As the traditional holding company model declines, new models are rising as competition.
While the “big six” – WPP, Publicis Groupe, IPG, Dentsu Aegis, Havas and Omnicom – still rule, legacy structures and poor financial performance are causing their dominance to wane.
In March, WPP lost $2.6 billion from its market cap. Omnicom has been shedding non-core assets to improve profitability after a year of flat growth. Publicis Groupe wrote down its digital agency group, Publicis.Sapient, by $1.5 billion because it was dragging down the business. And on Friday, The Wall Street Journal reported MDC Partners is exploring a sale for the second time in two years after its CEO Scott Kauffman stepped down earlier this month.

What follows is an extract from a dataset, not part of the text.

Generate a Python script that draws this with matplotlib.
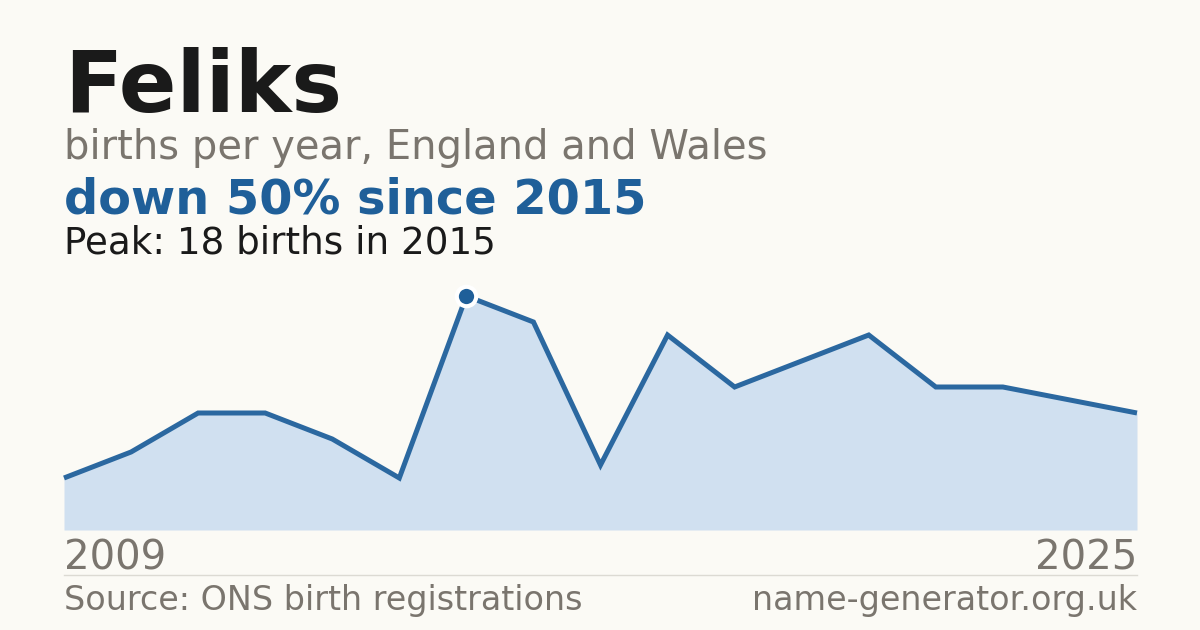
import matplotlib
matplotlib.use("Agg")
import matplotlib.pyplot as plt
from matplotlib.lines import Line2D

years = list(range(2009, 2026))
births = [4, 6, 9, 9, 7, 4, 18, 16, 5, 15, 11, 13, 15, 11, 11, 10, 9]

title = "Feliks"
subtitle = "births per year, England and Wales"
headline = "down 50% since 2015"
peak_text = "Peak: 18 births in 2015"
source = "Source: ONS birth registrations"
site = "name-generator.org.uk"

BG = "#fbfaf5"
BLUE = "#1f5f99"
LINE = "#2b68a0"
FILL = "#d0e0f0"
GREY = "#7a756e"

W, H = 1200, 630
fig = plt.figure(figsize=(W / 100, H / 100), dpi=100, facecolor=BG)

def fx(px):
    return px / W

def fy(py):
    return 1 - py / H

ax_left, ax_right, ax_top, ax_bot = 64, 1137, 280, 530
ax = fig.add_axes([fx(ax_left), fy(ax_bot), (ax_right - ax_left) / W, (ax_bot - ax_top) / H])
ax.set_facecolor(BG)
ymax = 18 * (ax_bot - ax_top) / (ax_bot - 296)
ax.set_xlim(years[0], years[-1])
ax.set_ylim(0, ymax)
ax.fill_between(years, births, 0, color=FILL, lw=0)
ax.plot(years, births, color=LINE, lw=3.6, solid_joinstyle="miter", solid_capstyle="butt", clip_on=False)
pk = births.index(max(births))
ax.plot(years[pk], births[pk], "o", ms=14, color=BLUE, mec="white", mew=3, clip_on=False, zorder=5)
ax.axis("off")

fig.text(fx(64), fy(112), title, fontsize=61.3, fontweight="bold", color="#1a1a1a", va="baseline")
fig.text(fx(64), fy(159), subtitle, fontsize=28.8, color=GREY, va="baseline")
fig.text(fx(64), fy(214), headline, fontsize=34.5, fontweight="bold", color=BLUE, va="baseline")
fig.text(fx(64), fy(254), peak_text, fontsize=26.8, color="#1a1a1a", va="baseline")
fig.text(fx(64), fy(569), str(years[0]), fontsize=29, color=GREY, va="baseline")
fig.text(fx(1137), fy(569), str(years[-1]), fontsize=29, color=GREY, va="baseline", ha="right")
fig.add_artist(Line2D([fx(64), fx(1137)], [fy(574.5), fy(574.5)], color="#dcdad3", lw=1))
fig.text(fx(64), fy(610), source, fontsize=24, color=GREY, va="baseline")
fig.text(fx(1137), fy(610), site, fontsize=24, color=GREY, va="baseline", ha="right")

fig.savefig("out.png", dpi=100, facecolor=BG)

“It’s not a great time to be a conventional holding company,” said Andrew Bailey, US CEO of The&Partnership, an independent agency minority-owned by WPP.
Holding companies are losing leverage as clients favor consultative agencies that can work quickly over those with scale and big idea campaigns. Even ex-WPP CEO Martin Sorrell, who often downplayed the importance of consultancies, is singing a different tune with his new network, S4. In a prospectus, S4 said it is seeking agencies that are “agile, efficient, and of premium creative quality: in other words, faster, better and cheaper.”
New upstarts – like The&Partnership, Engine Group, Stagwell Group and Local Planet – are working off the same playbook. Rather than focusing on scale, these networks are built to facilitate collaboration, flexibility and agility across disciplines.